On a side note, Obama allegedly being a Muslim secret in secret is to the point that my family in London, who see all around them what British Muslims are doing, think Obama really is a closet Muslim. A lot of Brits are wary of anyone who even harbors sympathy toward Muslims, including the current Archbishop of Canterbury.
What repeatedly goes unrecognized by all of Mr. Obama’s opponents is that his political Kryptonite is the patriotism he offers in lieu of theirs. His upbeat notion of a yes-we-can national mobilization for the common good, however saccharine, speaks to the pride and idealism of Americans who are bone-weary of a patriotism defined exclusively by flag lapel pins, the fear of terrorism and the prospect of perpetual war.
Rich has a strange concept of "patriotism." Is it really people chanting "O-Ba-Ma! O-Ba-Ma!" like you'd expect at a Young Jihadists meeting, or people who blindly vote for someone just because he promises "change"? Maybe if Obama gave specifics on what "change" means, I might have respect for him as someone who had principles, even if I disagreed with those principles.

Just remember that several decades ago, people shouted "Sieg heil!" at rallies and embraced someone who promised to restore strength and pride in the Vaterland. I'm not calling Obama a Hitler or implying he's a proto-dictator, but I'm merely comparing two different generations of two very different peoples who exhibit the natural human tendency to follow charisma without thinking.
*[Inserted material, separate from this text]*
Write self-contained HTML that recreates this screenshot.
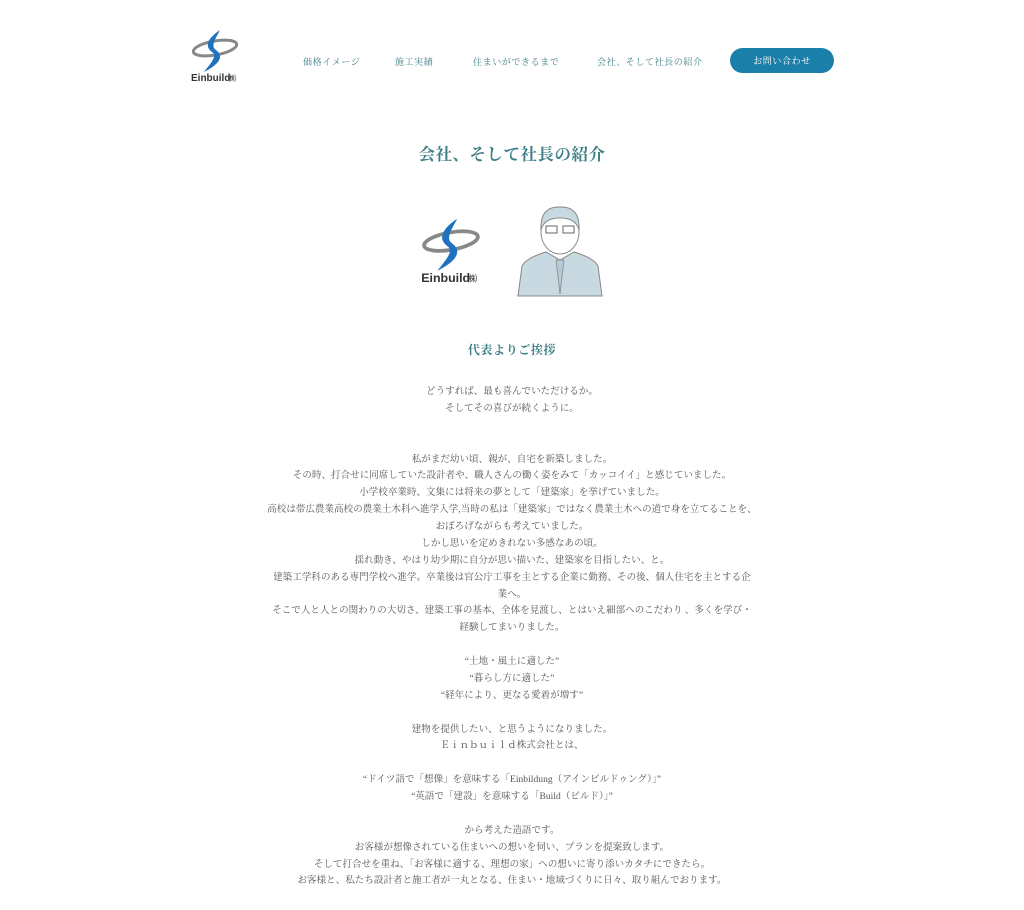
<!DOCTYPE html>
<html><head><meta charset="utf-8"><style>
body{margin:0;background:#fff;width:1024px;height:910px;overflow:hidden;font-family:"Liberation Serif","Noto Serif CJK JP","Noto Serif CJK SC",serif;color:#555;}
.nav{position:absolute;top:55px;font-size:9px;color:#3d7f86;letter-spacing:0.6px;white-space:nowrap}
.btn{position:absolute;left:730px;top:48px;width:104px;height:25px;border-radius:13px;background:#1a7fa9;color:#fff;font-size:9px;text-align:center;line-height:26px;letter-spacing:0.6px}
h1{position:absolute;top:141px;left:0;width:1024px;text-align:center;margin:0;font-size:16.5px;color:#3d7f86;font-weight:bold;letter-spacing:0.5px}
h2{position:absolute;top:341px;left:0;width:1024px;text-align:center;margin:0;font-size:12px;color:#3d7f86;font-weight:bold;letter-spacing:0.6px}
.txt{position:absolute;top:384px;left:0;width:1024px;text-align:center;font-size:9.5px;line-height:16.87px;white-space:nowrap;letter-spacing:0.05px}
</style></head><body>
<svg style="position:absolute;left:190px;top:28px" width="50" height="56" viewBox="0 0 50 56">
<ellipse cx="25" cy="20" rx="22" ry="7" fill="none" stroke="#888" stroke-width="3" transform="rotate(-10 25 20)"/>
<path d="M30 2 C18 10 14 18 22 24 C28 28 20 36 14 44 C30 36 34 28 26 22 C20 18 26 10 30 2Z" fill="#1f72c0"/>
<text x="1" y="53" font-family="Liberation Sans,sans-serif" font-size="10" font-weight="bold" fill="#333">Einbuild</text><text x="38" y="53" font-family="Noto Sans CJK JP,sans-serif" font-size="8" fill="#333">㈱</text>
</svg>
<div class="nav" style="left:303px">価格イメージ</div>
<div class="nav" style="left:395px">施工実績</div>
<div class="nav" style="left:473px">住まいができるまで</div>
<div class="nav" style="left:597px">会社、そして社長の紹介</div>
<div class="btn">お問い合わせ</div>
<h1>会社、そして社長の紹介</h1>
<svg style="position:absolute;left:420px;top:216px" width="62" height="70" viewBox="0 0 50 56">
<ellipse cx="25" cy="20" rx="22" ry="7" fill="none" stroke="#888" stroke-width="3" transform="rotate(-10 25 20)"/>
<path d="M30 2 C18 10 14 18 22 24 C28 28 20 36 14 44 C30 36 34 28 26 22 C20 18 26 10 30 2Z" fill="#1f72c0"/>
<text x="1" y="53" font-family="Liberation Sans,sans-serif" font-size="10" font-weight="bold" fill="#333">Einbuild</text><text x="38" y="53" font-family="Noto Sans CJK JP,sans-serif" font-size="8" fill="#333">㈱</text>
</svg>
<svg style="position:absolute;left:516px;top:204px" width="88" height="94" viewBox="0 0 88 94">
<path d="M2 92 L6 62 Q10 54 30 48 L44 56 L58 48 Q78 54 82 62 L86 92Z" fill="#c9d9e2" stroke="#888" stroke-width="1"/>
<path d="M40 56 L44 90 L48 56Z" fill="#b5c9d6" stroke="#888" stroke-width="0.8"/>
<ellipse cx="44" cy="28" rx="19" ry="22" fill="#fff" stroke="#888" stroke-width="1"/>
<path d="M25 26 Q24 2 44 3 Q64 2 63 26 Q60 14 44 14 Q28 14 25 26Z" fill="#c9d9e2" stroke="#888" stroke-width="1"/>
<rect x="30" y="22" width="11" height="7" fill="none" stroke="#666"/><rect x="47" y="22" width="11" height="7" fill="none" stroke="#666"/>
</svg>
<h2>代表よりご挨拶</h2>
<div class="txt">どうすれば、最も喜んでいただけるか。<br>そしてその喜びが続くように。<br><br><br>私がまだ幼い頃、親が、自宅を新築しました。<br>その時、打合せに同席していた設計者や、職人さんの働く姿をみて「カッコイイ」と感じていました。<br>小学校卒業時、文集には将来の夢として「建築家」を挙げていました。<br>高校は帯広農業高校の農業土木科へ進学入学,当時の私は「建築家」ではなく農業土木への道で身を立てることを、<br>おぼろげながらも考えていました。<br>しかし思いを定めきれない多感なあの頃。<br>揺れ動き、やはり幼少期に自分が思い描いた、建築家を目指したい、と。<br>建築工学科のある専門学校へ進学。卒業後は官公庁工事を主とする企業に勤務、その後、個人住宅を主とする企<br>業へ。<br>そこで人と人との関わりの大切さ、建築工事の基本、全体を見渡し、とはいえ細部へのこだわり 、多くを学び・<br>経験してまいりました。<br><br>“土地・風土に適した”<br>“暮らし方に適した”<br>“経年により、更なる愛着が増す”<br><br>建物を提供したい、と思うようになりました。<br>Ｅｉｎｂｕｉｌｄ株式会社とは、<br><br>“ドイツ語で「想像」を意味する「Einbildung（アインビルドゥング）」”<br>“英語で「建設」を意味する「Build（ビルド）」”<br><br>から考えた造語です。<br>お客様が想像されている住まいへの想いを伺い、プランを提案致します。<br>そして打合せを重ね、「お客様に適する、理想の家」への想いに寄り添いカタチにできたら。<br>お客様と、私たち設計者と施工者が一丸となる、住まい・地域づくりに日々、取り組んでおります。</div>
</body></html>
A few more "macaca" moments for the nearly all-white G.O.P. could spell its doom. Recognizing the backlash that has followed the racially tinged smears leveled at Mr. Obama so far, Mr. McCain wasted no time in publicly scolding the right-wing radio talk-show host who railed against Barack Hussein Obama at one of his rallies last week. Or perhaps, as those of us who like Mr. McCain want to believe, he is simply a man of honor: he knows that history will judge him exactingly on how he runs against America's first black or female presidential nominee, win or lose.
Since even Rich acknowledges that McCain has repudiated race- and religion-based attacks on Obama, Rich's close is bordering on a non sequitur, which is appropriate because he closes his op-ed after exhausting every liberal trick of rhetoric.